Die Schweiz wird sich auch in diesem Jahr Kapazitäten im Ausland sichern müssen, weil sie weder über eigene Erdgasvorkommen noch inländische Speicher verfügt. Somit besteht eine hundertprozentige Importabhängigkeit. Ein wachsamer Blick auf das europäische Ausland und den Füllstand der dortigen Speicher ist deshalb unerlässlich (vgl. Abbildung). Der Sommer muss erneut genutzt werden, um die Speicher zu füllen. Obwohl der Füllstand gegenwärtig bei fast 56% liegt (Stand 31.03.2023) und damit deutlich höher als im vorangegangenen Jahr, kann heuer kaum auf russisches Gas gezählt werden. Dieses machte letztes Jahr ein Viertel der eingespeicherten Moleküle aus. Kleinere Mengen aus Russland fliessen aber durch die Ukraine und das Schwarze Meer (TurkStream) weiterhin nach Europa.

Volle Gasspeicher = LNG-Importe + Sparen

Der Füllstand der Gasspeicher hängt wiederum von den Flüssiggasimporten von Europa ab. Weltweites teuer ersteigertes LNG hat zwar erlaubt, das russisches Pipelinegas bis zu einem gewissen Grad zu substituieren, es bedeutet aber auch eine grössere Abhängigkeit vom Weltmarkt. Sollte z.B. die Nachfrage in China nach Aufhebung der Covid-Massnahmen nun erwartungsgemäss anziehen, wird die Beschaffung wohl wieder teurer. Neu wollen die EU-Mitgliedstaaten Gaseinkäufe deshalb gemeinsam über eine Plattform tätigen, um zu verhindern, dass sie sich gegenseitig überbieten. Die Länder müssen die Plattform für mindestens 15% ihrer Speicherfüllziele nutzen. Doch selbst wenn das in der Gasspeicherverordnung festgelegte Ziel von 90% Füllstand per 1. November 2023 erreicht wird, muss erneut auf einen Spareffort der Haushalte und der Industrie gezählt werden. Entsprechend verlängerten die Mitgliedstaaten Ende März ihr freiwilliges Ziel, die Gasnachfrage um 15% zu senken. Die Höhe der Nachfrage wird auch davon abhängen, wie viel Gas zur Verstromung benötigt wird. Es ist zu hoffen, dass im französischen AKW-Park keine weiteren Probleme auftreten.

Abgestumpfte Gaswaffe

Zuletzt haben sich die Gaspreise beruhigt, sie fielen wieder unter 50 €/MWh, was inflationsbereinigt dem vorangegangenen Allzeithoch von 2008 entspricht. Aufgrund des schnellen Lossagens von russischem Gas ist nicht mehr mit plötzlichen, massiven Preissprüngen zu rechnen.
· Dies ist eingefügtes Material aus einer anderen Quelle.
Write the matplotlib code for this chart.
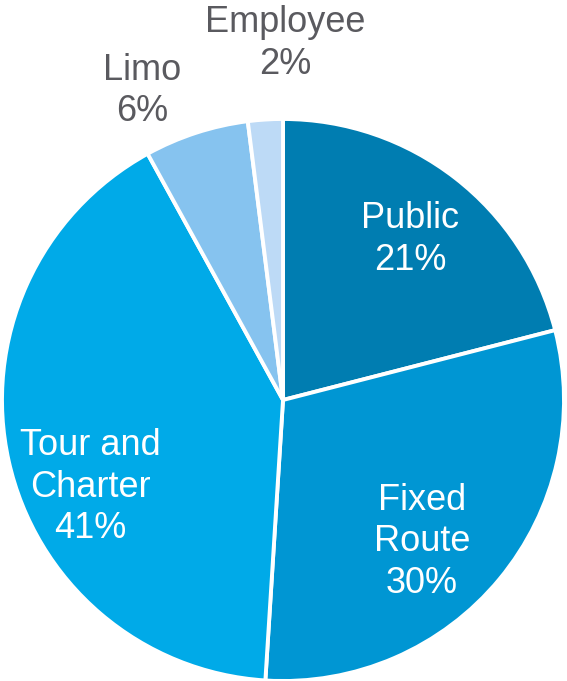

Moskau ist nicht mehr in der Lage, durch selektives Drosseln des Gashahns die Preise in Europa in absurde Höhen zu treiben. Die Phase der hohen Preise dürfte die Nachfrage auch strukturell verändert haben, z.B. durch den Ersatz zahlreicher Gasheizungen mit Wärmepumpen. Trotzdem bleibt die Lage auf dem Gasmarkt angespannt, denn ein Teil der Nachfragereduktion war wohl nur vorübergehend durch die hohen Preise bedingt. Laut dem aktuellen Gasmarktbericht der IEA bleiben gasimportierende Länder einem knappen Angebot ausgesetzt.

Die Ausgangslage hat sich also substanziell verändert und bleibt trotzdem unsicher. Für die Versorgungssicherheit der Schweiz mit Gas bleibt ein Solidaritätsabkommen mit Italien und Deutschland wünschenswert. Um bei einem Engpass auf die Unterstützung aus Europa zählen zu können, ist es wichtig, dass die Schweiz weiterhin die EU-Sparmassnahmen solidarisch mitträgt. Im vergangenen Winter wurden viele zielführende, aber teure Massnahmen zur Sicherstellung der Versorgungssicherheit umgesetzt, hinzu kam die Nachfragedrosselung aufgrund des sehr milden Winters. Die Schweiz sollte für die nächsten Winter langfristiger und strategischer planen. Das Gebot der Vorsicht verbietet, auf milde Winter zu zählen.